■ Instructions for the task:
Find the word "that" in the listing; pull out each line holding it.

■ Dataset records:
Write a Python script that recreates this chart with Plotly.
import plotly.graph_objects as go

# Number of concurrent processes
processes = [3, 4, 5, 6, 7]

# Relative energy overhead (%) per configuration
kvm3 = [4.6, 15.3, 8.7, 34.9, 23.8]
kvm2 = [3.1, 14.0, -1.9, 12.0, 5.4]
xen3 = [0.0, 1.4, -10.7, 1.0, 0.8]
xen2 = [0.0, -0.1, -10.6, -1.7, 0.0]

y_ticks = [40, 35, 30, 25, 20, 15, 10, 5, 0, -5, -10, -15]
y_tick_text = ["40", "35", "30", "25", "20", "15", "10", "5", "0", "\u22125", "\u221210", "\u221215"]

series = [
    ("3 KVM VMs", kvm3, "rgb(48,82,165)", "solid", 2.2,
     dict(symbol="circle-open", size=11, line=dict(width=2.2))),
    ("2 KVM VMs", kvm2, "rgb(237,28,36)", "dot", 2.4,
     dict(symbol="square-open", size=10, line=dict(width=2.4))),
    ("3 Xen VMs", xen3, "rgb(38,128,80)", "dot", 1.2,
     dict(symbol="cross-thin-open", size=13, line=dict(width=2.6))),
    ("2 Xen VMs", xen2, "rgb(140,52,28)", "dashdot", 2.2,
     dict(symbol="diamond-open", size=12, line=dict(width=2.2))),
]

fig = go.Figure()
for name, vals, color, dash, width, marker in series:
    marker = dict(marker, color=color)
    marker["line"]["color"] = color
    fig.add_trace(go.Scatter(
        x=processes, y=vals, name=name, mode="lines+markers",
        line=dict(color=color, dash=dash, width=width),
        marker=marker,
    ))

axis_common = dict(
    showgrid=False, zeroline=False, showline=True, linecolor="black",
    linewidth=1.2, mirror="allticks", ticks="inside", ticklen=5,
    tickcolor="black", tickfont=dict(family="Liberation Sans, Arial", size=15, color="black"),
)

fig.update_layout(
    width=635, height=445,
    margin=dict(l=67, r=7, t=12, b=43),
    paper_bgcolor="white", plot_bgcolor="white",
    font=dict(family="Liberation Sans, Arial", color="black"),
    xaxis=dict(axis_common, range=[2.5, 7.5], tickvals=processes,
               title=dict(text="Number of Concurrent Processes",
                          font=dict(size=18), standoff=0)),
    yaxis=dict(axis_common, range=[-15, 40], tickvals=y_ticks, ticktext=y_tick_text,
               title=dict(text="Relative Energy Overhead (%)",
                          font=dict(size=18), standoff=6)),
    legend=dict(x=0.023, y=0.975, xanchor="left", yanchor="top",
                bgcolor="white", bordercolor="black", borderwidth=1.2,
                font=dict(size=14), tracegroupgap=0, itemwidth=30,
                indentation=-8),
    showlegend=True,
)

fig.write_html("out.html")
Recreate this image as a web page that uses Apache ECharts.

■ The result:
Write a Python script that recreates this chart with Plotly.
Recreate this image as a web page that uses Apache ECharts.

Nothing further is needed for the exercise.